**Material shown:**
+++++

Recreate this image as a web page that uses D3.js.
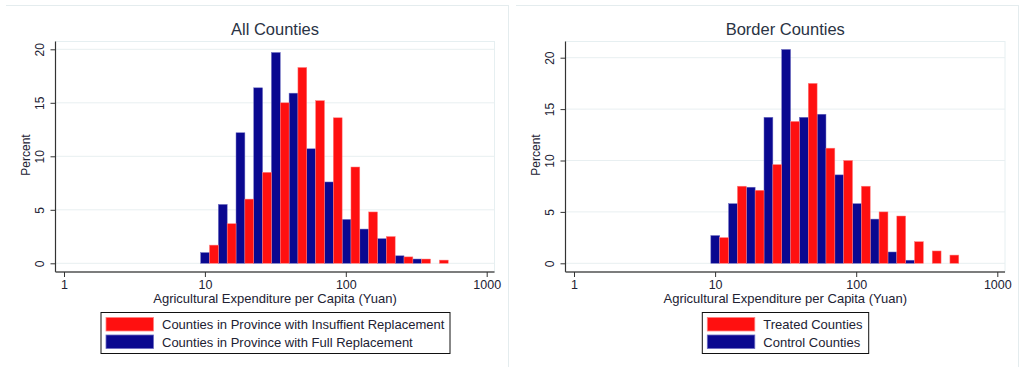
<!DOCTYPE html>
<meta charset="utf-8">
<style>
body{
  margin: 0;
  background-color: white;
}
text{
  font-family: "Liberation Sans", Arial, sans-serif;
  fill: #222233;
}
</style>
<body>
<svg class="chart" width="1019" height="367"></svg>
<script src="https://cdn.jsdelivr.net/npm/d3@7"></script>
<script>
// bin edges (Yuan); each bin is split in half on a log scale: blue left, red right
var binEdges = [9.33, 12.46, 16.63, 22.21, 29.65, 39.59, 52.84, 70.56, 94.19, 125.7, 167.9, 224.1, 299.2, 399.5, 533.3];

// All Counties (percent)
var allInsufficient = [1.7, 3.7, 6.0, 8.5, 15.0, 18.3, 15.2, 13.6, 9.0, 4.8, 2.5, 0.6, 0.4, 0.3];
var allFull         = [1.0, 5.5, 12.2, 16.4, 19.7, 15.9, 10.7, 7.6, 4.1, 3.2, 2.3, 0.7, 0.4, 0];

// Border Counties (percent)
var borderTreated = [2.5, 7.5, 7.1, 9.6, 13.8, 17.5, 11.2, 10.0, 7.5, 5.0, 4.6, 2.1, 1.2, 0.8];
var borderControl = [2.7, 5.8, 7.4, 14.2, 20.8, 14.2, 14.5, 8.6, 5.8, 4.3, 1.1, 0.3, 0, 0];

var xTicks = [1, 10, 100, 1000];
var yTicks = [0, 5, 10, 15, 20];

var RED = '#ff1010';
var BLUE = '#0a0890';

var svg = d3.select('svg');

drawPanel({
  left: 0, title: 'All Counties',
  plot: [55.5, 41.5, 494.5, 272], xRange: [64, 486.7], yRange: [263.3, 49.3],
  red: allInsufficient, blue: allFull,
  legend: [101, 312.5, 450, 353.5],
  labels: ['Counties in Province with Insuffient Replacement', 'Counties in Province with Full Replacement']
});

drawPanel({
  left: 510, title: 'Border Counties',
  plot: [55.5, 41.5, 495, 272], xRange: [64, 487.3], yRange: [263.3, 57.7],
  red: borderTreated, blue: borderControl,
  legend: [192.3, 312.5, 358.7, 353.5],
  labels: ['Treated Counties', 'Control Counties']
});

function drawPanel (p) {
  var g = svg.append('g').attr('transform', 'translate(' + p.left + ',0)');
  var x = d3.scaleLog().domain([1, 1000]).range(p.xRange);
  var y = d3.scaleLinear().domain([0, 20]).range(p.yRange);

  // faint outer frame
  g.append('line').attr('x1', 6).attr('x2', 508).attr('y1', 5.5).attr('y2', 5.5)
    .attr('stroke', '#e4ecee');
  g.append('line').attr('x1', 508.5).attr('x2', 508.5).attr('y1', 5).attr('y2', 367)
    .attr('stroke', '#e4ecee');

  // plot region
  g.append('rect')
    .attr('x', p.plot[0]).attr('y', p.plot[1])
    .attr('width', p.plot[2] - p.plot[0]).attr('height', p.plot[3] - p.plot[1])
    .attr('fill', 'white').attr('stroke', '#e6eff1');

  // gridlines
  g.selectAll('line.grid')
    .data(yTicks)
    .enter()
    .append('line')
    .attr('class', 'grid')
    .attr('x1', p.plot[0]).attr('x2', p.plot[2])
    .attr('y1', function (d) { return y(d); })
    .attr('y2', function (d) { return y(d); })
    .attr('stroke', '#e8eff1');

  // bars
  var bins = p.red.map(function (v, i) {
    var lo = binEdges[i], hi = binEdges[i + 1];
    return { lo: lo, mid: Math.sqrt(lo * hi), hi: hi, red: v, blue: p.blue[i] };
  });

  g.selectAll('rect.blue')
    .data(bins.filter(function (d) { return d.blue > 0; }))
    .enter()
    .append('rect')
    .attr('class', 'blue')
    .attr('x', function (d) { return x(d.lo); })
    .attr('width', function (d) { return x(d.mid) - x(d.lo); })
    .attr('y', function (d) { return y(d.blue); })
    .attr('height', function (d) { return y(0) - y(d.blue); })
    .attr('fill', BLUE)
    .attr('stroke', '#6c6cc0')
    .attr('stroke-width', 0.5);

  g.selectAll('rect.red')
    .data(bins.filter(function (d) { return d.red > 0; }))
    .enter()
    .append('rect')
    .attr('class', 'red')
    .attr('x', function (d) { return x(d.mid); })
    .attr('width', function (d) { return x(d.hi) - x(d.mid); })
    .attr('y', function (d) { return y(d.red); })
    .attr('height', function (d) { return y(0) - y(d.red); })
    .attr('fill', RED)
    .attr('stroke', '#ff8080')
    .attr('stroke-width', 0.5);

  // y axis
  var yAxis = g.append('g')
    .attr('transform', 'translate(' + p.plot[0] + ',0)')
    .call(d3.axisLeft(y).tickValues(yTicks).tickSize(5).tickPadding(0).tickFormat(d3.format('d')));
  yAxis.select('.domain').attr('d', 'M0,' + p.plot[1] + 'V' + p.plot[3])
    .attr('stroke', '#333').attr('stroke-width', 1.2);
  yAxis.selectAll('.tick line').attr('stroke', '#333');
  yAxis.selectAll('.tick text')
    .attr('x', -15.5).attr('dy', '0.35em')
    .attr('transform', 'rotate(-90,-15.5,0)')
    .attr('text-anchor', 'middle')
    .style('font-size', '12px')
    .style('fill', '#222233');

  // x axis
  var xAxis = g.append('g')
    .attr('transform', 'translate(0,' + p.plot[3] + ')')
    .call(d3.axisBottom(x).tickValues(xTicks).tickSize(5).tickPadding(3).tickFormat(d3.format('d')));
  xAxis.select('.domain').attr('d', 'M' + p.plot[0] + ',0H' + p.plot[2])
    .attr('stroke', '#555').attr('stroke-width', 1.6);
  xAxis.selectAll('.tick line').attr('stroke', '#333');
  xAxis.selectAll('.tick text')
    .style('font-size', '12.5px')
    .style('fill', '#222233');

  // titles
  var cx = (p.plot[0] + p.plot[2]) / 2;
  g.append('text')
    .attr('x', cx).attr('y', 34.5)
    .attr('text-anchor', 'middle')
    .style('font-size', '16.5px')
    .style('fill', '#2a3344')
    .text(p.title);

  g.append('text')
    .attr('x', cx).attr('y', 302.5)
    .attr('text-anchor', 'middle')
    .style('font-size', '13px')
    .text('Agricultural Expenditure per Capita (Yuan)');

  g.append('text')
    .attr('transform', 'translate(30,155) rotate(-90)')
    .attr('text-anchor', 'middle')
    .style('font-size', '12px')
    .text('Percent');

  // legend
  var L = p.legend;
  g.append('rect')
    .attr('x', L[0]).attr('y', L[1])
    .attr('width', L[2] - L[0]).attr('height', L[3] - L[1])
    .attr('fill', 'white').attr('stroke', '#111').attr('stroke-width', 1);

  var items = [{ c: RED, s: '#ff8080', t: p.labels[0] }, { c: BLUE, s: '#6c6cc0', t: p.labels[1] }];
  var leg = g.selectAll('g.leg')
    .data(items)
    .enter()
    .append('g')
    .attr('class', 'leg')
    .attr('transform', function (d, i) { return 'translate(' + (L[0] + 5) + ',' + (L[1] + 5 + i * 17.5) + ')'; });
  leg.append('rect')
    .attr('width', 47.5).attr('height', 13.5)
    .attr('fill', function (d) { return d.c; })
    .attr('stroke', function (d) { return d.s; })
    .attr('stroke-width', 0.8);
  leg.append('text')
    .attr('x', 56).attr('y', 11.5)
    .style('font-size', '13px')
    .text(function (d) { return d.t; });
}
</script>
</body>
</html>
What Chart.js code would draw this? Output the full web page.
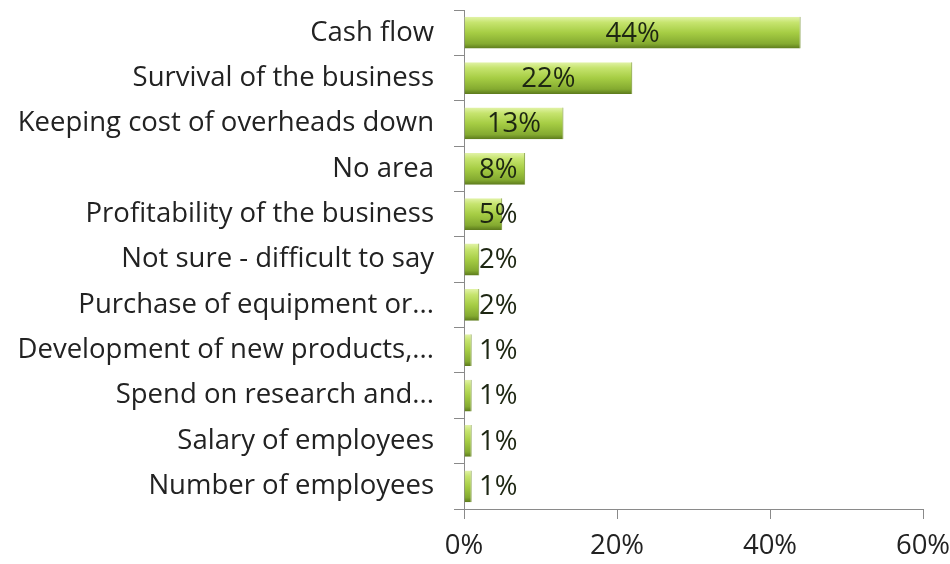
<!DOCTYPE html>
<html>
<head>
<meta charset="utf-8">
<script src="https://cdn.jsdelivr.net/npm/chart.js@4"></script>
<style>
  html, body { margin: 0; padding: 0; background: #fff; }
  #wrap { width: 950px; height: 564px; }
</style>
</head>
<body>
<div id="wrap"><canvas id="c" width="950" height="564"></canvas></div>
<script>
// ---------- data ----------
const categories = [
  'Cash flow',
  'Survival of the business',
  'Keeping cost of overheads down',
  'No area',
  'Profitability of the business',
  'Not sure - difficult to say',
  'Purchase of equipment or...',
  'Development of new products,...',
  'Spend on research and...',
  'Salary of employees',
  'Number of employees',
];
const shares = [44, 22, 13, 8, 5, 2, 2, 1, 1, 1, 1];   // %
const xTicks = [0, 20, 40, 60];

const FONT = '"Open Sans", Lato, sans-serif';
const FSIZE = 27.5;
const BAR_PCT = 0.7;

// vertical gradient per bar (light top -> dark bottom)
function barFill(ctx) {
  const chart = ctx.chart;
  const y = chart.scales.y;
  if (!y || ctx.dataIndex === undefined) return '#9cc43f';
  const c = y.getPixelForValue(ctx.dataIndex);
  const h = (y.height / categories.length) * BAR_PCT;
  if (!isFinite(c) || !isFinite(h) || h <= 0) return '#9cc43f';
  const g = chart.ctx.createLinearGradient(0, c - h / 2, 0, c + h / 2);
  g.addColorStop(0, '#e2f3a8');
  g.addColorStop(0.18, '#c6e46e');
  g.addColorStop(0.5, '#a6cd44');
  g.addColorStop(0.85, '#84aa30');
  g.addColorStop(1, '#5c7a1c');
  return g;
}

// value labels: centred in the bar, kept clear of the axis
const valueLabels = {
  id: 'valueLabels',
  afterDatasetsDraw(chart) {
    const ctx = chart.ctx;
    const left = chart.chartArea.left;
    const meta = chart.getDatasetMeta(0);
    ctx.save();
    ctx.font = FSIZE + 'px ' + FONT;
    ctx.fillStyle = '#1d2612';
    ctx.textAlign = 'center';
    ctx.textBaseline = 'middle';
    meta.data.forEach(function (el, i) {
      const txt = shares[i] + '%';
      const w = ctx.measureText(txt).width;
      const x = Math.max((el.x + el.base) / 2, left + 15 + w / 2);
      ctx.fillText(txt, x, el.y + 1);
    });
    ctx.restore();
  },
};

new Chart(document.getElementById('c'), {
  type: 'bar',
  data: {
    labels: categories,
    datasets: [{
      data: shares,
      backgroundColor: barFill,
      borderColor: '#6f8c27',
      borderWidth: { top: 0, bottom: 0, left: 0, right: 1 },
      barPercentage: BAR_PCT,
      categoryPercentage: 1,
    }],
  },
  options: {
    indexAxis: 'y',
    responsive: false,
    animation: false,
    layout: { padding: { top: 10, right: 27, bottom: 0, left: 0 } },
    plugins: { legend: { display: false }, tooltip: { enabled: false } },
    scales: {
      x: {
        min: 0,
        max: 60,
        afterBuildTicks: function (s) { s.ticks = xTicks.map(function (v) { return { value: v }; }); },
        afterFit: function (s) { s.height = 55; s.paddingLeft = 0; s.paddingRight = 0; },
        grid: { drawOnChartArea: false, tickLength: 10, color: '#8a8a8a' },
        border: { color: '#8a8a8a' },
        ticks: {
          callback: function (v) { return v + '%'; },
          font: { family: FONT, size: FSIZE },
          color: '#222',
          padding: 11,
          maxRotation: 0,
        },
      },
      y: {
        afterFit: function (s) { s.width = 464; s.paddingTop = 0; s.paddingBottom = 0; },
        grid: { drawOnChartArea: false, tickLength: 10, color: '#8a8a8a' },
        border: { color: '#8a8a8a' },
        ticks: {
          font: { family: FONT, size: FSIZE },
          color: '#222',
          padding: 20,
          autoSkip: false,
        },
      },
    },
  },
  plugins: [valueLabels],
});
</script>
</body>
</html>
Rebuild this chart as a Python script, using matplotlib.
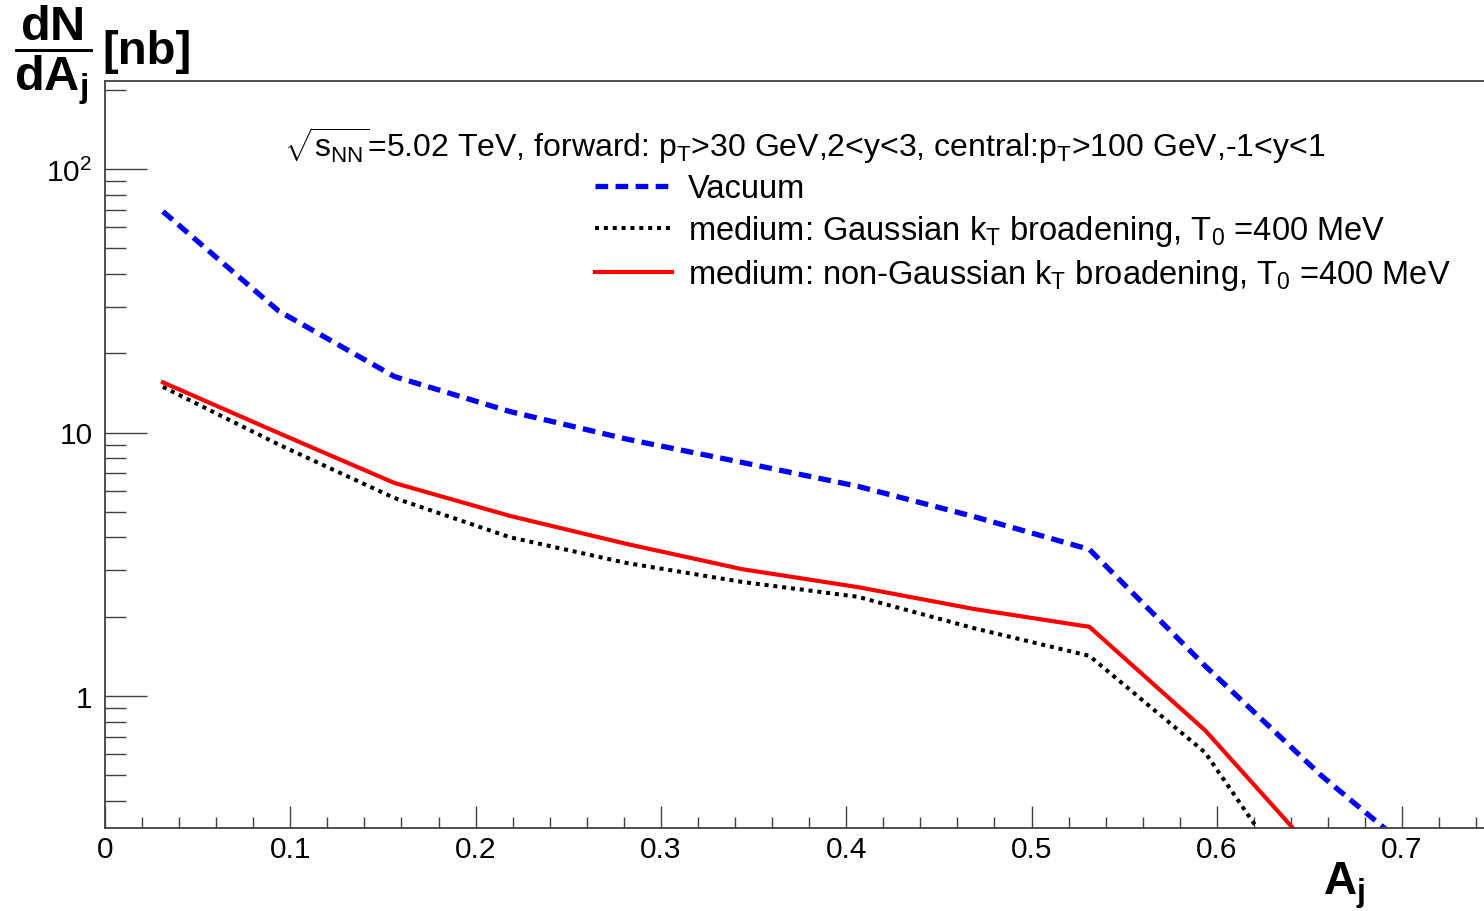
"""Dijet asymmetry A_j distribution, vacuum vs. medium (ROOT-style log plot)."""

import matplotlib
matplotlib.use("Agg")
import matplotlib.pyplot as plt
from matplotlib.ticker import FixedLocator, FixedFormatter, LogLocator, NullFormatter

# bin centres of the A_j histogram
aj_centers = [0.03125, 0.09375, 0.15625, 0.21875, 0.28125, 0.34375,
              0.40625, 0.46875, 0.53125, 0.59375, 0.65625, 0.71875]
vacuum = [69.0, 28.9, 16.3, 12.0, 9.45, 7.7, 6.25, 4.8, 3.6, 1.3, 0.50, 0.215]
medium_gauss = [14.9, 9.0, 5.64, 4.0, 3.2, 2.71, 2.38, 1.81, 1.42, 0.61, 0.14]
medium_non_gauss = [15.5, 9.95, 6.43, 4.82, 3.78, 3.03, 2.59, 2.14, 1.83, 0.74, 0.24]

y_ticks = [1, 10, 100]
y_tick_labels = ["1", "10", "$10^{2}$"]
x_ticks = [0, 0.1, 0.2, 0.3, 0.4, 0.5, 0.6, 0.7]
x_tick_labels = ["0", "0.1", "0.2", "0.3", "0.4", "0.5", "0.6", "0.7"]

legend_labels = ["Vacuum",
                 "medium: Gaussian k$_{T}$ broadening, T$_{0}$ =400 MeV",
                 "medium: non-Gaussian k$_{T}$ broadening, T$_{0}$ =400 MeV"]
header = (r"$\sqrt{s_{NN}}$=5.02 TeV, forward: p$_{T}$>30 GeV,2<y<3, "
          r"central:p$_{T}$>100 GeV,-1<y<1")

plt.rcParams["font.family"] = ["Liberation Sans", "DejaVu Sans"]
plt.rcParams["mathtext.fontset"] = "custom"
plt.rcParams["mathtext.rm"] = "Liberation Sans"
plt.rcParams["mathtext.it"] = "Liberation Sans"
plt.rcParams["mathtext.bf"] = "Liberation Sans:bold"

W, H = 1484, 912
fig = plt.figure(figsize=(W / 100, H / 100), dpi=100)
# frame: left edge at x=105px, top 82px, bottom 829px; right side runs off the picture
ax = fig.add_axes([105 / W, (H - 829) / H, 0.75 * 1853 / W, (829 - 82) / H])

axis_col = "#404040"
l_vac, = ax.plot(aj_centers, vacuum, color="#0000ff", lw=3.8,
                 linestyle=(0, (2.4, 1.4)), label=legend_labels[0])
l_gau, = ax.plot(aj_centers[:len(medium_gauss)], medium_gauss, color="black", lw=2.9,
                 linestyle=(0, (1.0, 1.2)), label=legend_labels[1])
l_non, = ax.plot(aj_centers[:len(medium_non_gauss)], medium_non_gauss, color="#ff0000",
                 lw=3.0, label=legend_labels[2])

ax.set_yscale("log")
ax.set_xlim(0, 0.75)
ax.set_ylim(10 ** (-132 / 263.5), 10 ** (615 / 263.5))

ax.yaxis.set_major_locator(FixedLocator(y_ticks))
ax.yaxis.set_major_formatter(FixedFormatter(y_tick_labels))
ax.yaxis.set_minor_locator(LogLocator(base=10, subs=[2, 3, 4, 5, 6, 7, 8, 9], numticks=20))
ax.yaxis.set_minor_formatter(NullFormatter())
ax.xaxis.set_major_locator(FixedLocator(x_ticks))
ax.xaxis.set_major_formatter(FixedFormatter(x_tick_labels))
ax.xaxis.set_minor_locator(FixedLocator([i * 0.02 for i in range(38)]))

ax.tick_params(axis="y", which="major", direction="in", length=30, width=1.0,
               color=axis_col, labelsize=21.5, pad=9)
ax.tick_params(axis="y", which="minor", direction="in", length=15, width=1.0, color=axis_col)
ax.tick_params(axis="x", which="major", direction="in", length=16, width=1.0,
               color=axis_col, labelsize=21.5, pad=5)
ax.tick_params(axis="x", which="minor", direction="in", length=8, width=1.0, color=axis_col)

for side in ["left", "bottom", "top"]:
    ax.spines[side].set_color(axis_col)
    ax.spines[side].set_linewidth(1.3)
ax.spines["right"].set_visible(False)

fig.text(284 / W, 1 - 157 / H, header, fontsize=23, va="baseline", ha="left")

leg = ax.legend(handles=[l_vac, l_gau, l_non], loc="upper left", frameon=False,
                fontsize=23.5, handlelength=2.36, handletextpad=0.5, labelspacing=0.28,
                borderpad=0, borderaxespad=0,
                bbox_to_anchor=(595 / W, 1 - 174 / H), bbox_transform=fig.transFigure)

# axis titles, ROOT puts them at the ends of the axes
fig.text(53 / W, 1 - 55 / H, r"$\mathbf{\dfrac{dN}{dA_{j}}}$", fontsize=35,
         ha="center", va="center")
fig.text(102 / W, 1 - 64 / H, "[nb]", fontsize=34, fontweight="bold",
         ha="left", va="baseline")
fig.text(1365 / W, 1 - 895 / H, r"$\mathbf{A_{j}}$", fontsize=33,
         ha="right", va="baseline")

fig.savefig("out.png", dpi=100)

+++++

**Objective:** Go through the data above and find the lines with the word "matplotlib". Copy each of those lines.

**Exercise result:**
Rebuild this chart as a Python script, using matplotlib.
import matplotlib
matplotlib.use("Agg")
import matplotlib.pyplot as plt
from matplotlib.ticker import FixedLocator, FixedFormatter, LogLocator, NullFormatter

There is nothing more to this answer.